Instructions for the task: Write the data out again, character for character, with no images.

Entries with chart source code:
------------------------------------------------------------------------

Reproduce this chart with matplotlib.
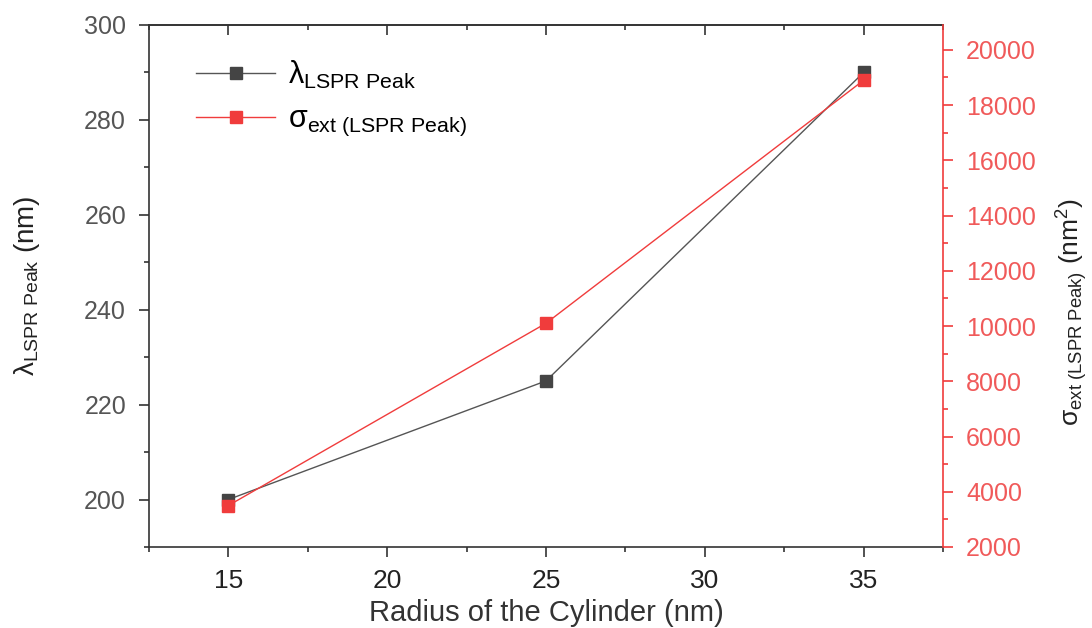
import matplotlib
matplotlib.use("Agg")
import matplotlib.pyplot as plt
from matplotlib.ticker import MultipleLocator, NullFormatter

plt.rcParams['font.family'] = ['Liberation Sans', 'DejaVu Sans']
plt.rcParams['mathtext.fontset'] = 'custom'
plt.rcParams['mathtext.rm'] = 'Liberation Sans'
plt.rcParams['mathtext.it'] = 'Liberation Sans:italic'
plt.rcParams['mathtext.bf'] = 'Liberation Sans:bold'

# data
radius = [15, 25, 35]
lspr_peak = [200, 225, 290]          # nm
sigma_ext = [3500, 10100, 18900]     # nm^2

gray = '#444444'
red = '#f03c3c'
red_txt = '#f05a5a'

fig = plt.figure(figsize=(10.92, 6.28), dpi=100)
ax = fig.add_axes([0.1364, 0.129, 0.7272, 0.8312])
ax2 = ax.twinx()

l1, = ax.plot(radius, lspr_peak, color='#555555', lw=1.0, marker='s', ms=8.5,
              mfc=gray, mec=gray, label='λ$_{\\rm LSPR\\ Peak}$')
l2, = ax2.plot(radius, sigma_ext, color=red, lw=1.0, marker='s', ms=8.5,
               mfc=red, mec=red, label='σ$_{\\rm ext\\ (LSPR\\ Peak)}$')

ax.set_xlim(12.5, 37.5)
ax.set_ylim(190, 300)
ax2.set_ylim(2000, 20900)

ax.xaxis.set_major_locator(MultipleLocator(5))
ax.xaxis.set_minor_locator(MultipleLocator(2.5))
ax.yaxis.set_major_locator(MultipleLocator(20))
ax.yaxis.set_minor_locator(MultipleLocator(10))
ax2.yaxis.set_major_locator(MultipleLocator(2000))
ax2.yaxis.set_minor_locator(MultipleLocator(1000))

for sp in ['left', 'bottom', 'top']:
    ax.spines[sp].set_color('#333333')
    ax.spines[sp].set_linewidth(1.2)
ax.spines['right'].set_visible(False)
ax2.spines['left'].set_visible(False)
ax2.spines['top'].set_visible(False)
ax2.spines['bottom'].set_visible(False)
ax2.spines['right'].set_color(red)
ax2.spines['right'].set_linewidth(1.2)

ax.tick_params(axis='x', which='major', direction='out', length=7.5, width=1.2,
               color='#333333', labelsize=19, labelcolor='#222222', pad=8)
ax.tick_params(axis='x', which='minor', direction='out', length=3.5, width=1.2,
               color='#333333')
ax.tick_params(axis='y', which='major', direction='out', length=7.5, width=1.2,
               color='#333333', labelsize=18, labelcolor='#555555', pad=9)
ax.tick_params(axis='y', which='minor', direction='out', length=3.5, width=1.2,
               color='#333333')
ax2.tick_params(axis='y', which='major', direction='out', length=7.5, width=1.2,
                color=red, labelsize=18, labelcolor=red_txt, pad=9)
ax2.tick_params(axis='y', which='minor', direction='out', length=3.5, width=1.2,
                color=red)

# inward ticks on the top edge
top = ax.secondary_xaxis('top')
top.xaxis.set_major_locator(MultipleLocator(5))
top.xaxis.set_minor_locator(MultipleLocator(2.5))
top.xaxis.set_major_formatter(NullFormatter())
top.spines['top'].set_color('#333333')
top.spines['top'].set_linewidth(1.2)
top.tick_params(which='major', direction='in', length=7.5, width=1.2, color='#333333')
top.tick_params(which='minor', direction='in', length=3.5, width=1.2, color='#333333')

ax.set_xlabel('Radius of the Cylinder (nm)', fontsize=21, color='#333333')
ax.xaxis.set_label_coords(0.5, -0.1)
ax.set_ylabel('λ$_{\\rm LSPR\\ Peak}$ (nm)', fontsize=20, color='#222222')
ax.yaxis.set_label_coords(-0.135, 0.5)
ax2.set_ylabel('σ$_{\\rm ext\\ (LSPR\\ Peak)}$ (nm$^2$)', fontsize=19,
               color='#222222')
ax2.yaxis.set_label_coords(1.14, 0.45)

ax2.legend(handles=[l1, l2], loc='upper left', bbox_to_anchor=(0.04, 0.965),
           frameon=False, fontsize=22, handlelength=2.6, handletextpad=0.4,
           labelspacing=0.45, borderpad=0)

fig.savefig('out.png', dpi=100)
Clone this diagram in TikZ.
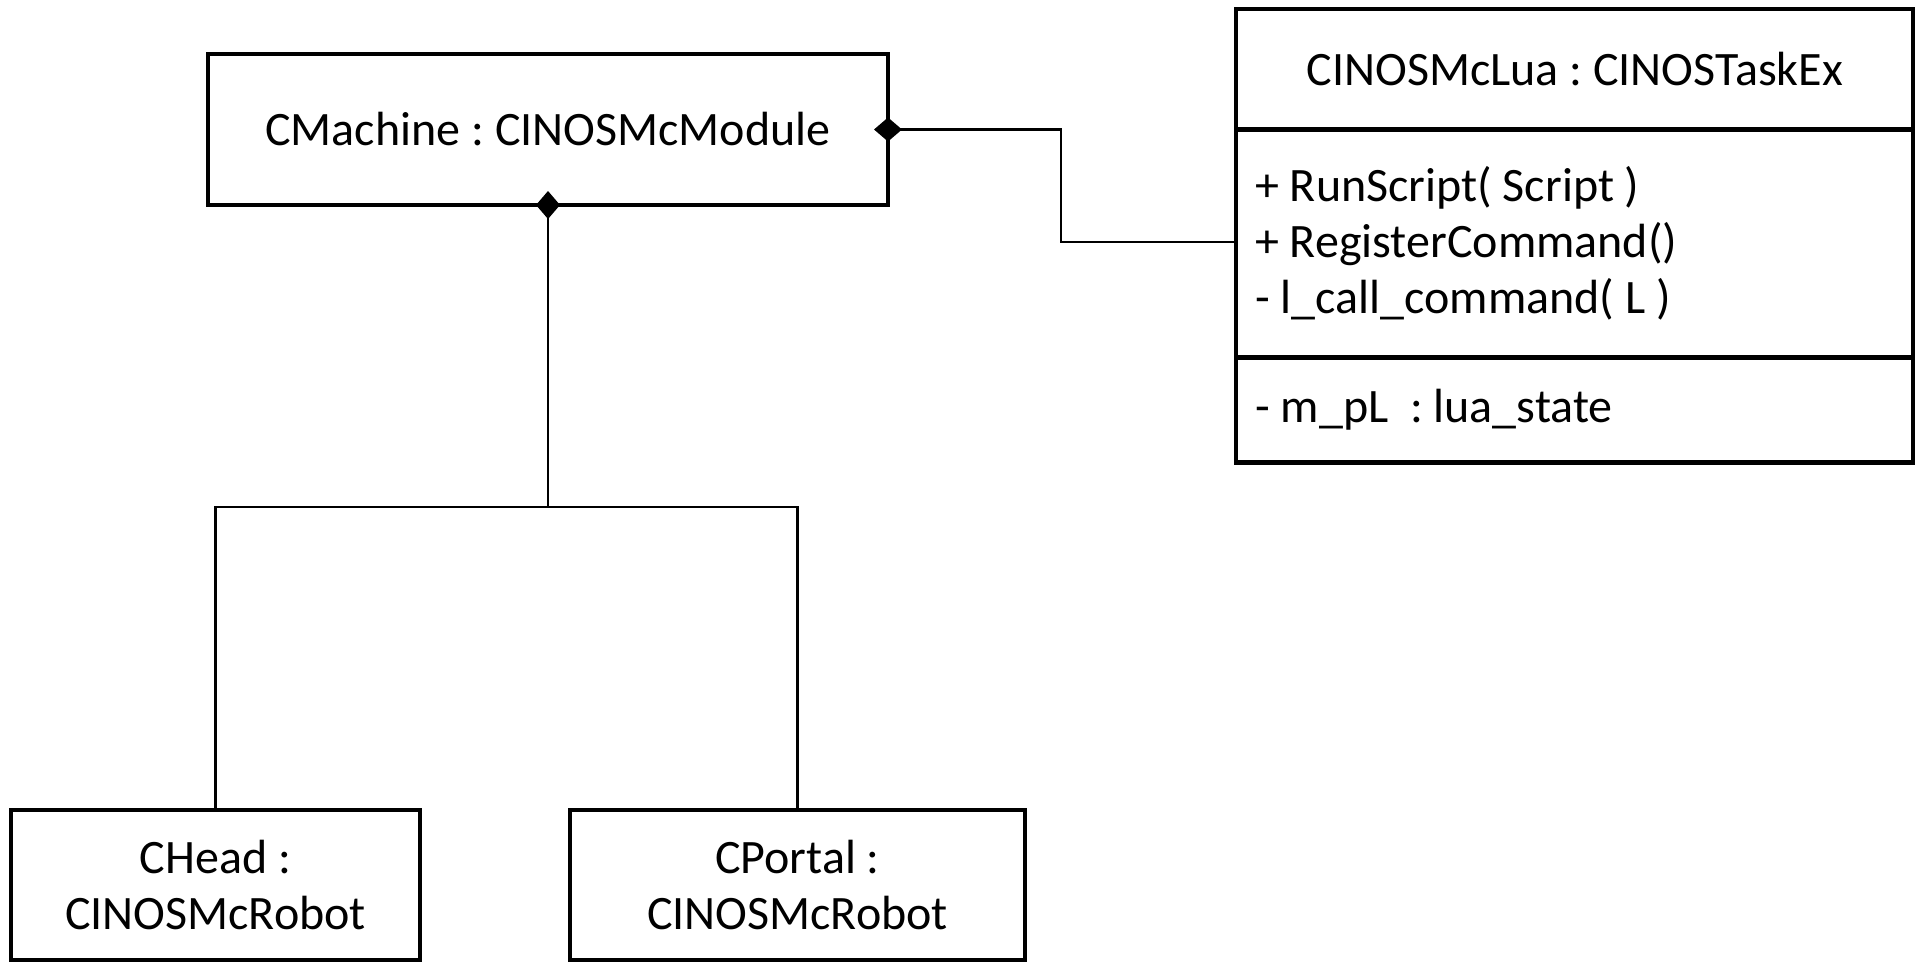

------------------------------------------------------------------------

Correct response:
Reproduce this chart with matplotlib.
import matplotlib
matplotlib.use("Agg")
import matplotlib.pyplot as plt
from matplotlib.ticker import MultipleLocator, NullFormatter

plt.rcParams['font.family'] = ['Liberation Sans', 'DejaVu Sans']
plt.rcParams['mathtext.fontset'] = 'custom'
plt.rcParams['mathtext.rm'] = 'Liberation Sans'
plt.rcParams['mathtext.it'] = 'Liberation Sans:italic'
plt.rcParams['mathtext.bf'] = 'Liberation Sans:bold'

# data
radius = [15, 25, 35]
lspr_peak = [200, 225, 290]          # nm
sigma_ext = [3500, 10100, 18900]     # nm^2

gray = '#444444'
red = '#f03c3c'
red_txt = '#f05a5a'

fig = plt.figure(figsize=(10.92, 6.28), dpi=100)
ax = fig.add_axes([0.1364, 0.129, 0.7272, 0.8312])
ax2 = ax.twinx()

l1, = ax.plot(radius, lspr_peak, color='#555555', lw=1.0, marker='s', ms=8.5,
              mfc=gray, mec=gray, label='λ$_{\\rm LSPR\\ Peak}$')
l2, = ax2.plot(radius, sigma_ext, color=red, lw=1.0, marker='s', ms=8.5,
               mfc=red, mec=red, label='σ$_{\\rm ext\\ (LSPR\\ Peak)}$')

ax.set_xlim(12.5, 37.5)
ax.set_ylim(190, 300)
ax2.set_ylim(2000, 20900)

ax.xaxis.set_major_locator(MultipleLocator(5))
ax.xaxis.set_minor_locator(MultipleLocator(2.5))
ax.yaxis.set_major_locator(MultipleLocator(20))
ax.yaxis.set_minor_locator(MultipleLocator(10))
ax2.yaxis.set_major_locator(MultipleLocator(2000))
ax2.yaxis.set_minor_locator(MultipleLocator(1000))

for sp in ['left', 'bottom', 'top']:
    ax.spines[sp].set_color('#333333')
    ax.spines[sp].set_linewidth(1.2)
ax.spines['right'].set_visible(False)
ax2.spines['left'].set_visible(False)
ax2.spines['top'].set_visible(False)
ax2.spines['bottom'].set_visible(False)
ax2.spines['right'].set_color(red)
ax2.spines['right'].set_linewidth(1.2)

ax.tick_params(axis='x', which='major', direction='out', length=7.5, width=1.2,
               color='#333333', labelsize=19, labelcolor='#222222', pad=8)
ax.tick_params(axis='x', which='minor', direction='out', length=3.5, width=1.2,
               color='#333333')
ax.tick_params(axis='y', which='major', direction='out', length=7.5, width=1.2,
               color='#333333', labelsize=18, labelcolor='#555555', pad=9)
ax.tick_params(axis='y', which='minor', direction='out', length=3.5, width=1.2,
               color='#333333')
ax2.tick_params(axis='y', which='major', direction='out', length=7.5, width=1.2,
                color=red, labelsize=18, labelcolor=red_txt, pad=9)
ax2.tick_params(axis='y', which='minor', direction='out', length=3.5, width=1.2,
                color=red)

# inward ticks on the top edge
top = ax.secondary_xaxis('top')
top.xaxis.set_major_locator(MultipleLocator(5))
top.xaxis.set_minor_locator(MultipleLocator(2.5))
top.xaxis.set_major_formatter(NullFormatter())
top.spines['top'].set_color('#333333')
top.spines['top'].set_linewidth(1.2)
top.tick_params(which='major', direction='in', length=7.5, width=1.2, color='#333333')
top.tick_params(which='minor', direction='in', length=3.5, width=1.2, color='#333333')

ax.set_xlabel('Radius of the Cylinder (nm)', fontsize=21, color='#333333')
ax.xaxis.set_label_coords(0.5, -0.1)
ax.set_ylabel('λ$_{\\rm LSPR\\ Peak}$ (nm)', fontsize=20, color='#222222')
ax.yaxis.set_label_coords(-0.135, 0.5)
ax2.set_ylabel('σ$_{\\rm ext\\ (LSPR\\ Peak)}$ (nm$^2$)', fontsize=19,
               color='#222222')
ax2.yaxis.set_label_coords(1.14, 0.45)

ax2.legend(handles=[l1, l2], loc='upper left', bbox_to_anchor=(0.04, 0.965),
           frameon=False, fontsize=22, handlelength=2.6, handletextpad=0.4,
           labelspacing=0.45, borderpad=0)

fig.savefig('out.png', dpi=100)
Clone this diagram in TikZ.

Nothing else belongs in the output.